===== Dataset section

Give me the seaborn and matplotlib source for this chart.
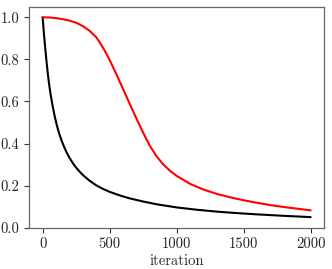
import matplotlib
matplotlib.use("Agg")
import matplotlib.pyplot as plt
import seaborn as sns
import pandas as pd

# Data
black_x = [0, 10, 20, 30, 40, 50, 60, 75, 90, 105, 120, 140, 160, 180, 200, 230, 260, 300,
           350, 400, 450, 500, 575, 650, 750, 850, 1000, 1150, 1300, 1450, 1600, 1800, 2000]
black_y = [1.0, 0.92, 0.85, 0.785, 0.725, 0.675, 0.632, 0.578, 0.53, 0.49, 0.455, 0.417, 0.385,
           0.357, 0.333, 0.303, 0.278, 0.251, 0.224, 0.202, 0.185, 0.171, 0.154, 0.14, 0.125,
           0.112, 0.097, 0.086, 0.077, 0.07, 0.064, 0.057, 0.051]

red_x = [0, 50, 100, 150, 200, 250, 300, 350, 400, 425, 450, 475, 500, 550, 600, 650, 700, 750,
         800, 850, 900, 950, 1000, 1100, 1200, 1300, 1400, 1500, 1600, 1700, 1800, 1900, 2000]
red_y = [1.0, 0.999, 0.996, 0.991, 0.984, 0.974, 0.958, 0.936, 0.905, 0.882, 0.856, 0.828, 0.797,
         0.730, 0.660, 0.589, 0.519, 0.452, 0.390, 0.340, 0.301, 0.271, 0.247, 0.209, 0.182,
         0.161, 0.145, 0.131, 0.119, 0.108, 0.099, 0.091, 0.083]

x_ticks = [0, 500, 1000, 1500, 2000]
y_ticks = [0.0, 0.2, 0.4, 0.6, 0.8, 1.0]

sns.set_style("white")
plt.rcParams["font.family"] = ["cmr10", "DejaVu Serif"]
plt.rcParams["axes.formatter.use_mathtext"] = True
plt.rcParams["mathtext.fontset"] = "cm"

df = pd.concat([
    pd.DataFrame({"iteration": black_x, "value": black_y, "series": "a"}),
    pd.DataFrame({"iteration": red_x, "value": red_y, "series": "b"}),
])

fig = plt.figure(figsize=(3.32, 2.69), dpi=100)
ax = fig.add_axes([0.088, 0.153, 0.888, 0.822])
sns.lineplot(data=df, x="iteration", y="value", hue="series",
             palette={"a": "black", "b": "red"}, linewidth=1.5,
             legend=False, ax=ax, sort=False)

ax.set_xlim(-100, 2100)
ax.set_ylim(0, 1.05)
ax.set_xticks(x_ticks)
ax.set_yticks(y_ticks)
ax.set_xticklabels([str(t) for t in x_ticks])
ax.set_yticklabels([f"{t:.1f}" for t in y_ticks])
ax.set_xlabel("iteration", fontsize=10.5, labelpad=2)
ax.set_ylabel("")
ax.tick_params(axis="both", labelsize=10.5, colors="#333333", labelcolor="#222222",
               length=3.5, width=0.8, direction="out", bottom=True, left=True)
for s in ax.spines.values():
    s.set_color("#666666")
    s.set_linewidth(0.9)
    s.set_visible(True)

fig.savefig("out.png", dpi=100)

==========

#### [Stated task]
Set down again, exactly, the lines of the material above from its first line to the one with "import pandas as pd", inclusive. Leave the pictures out.

#### [Solution to this task]
Give me the seaborn and matplotlib source for this chart.
import matplotlib
matplotlib.use("Agg")
import matplotlib.pyplot as plt
import seaborn as sns
import pandas as pd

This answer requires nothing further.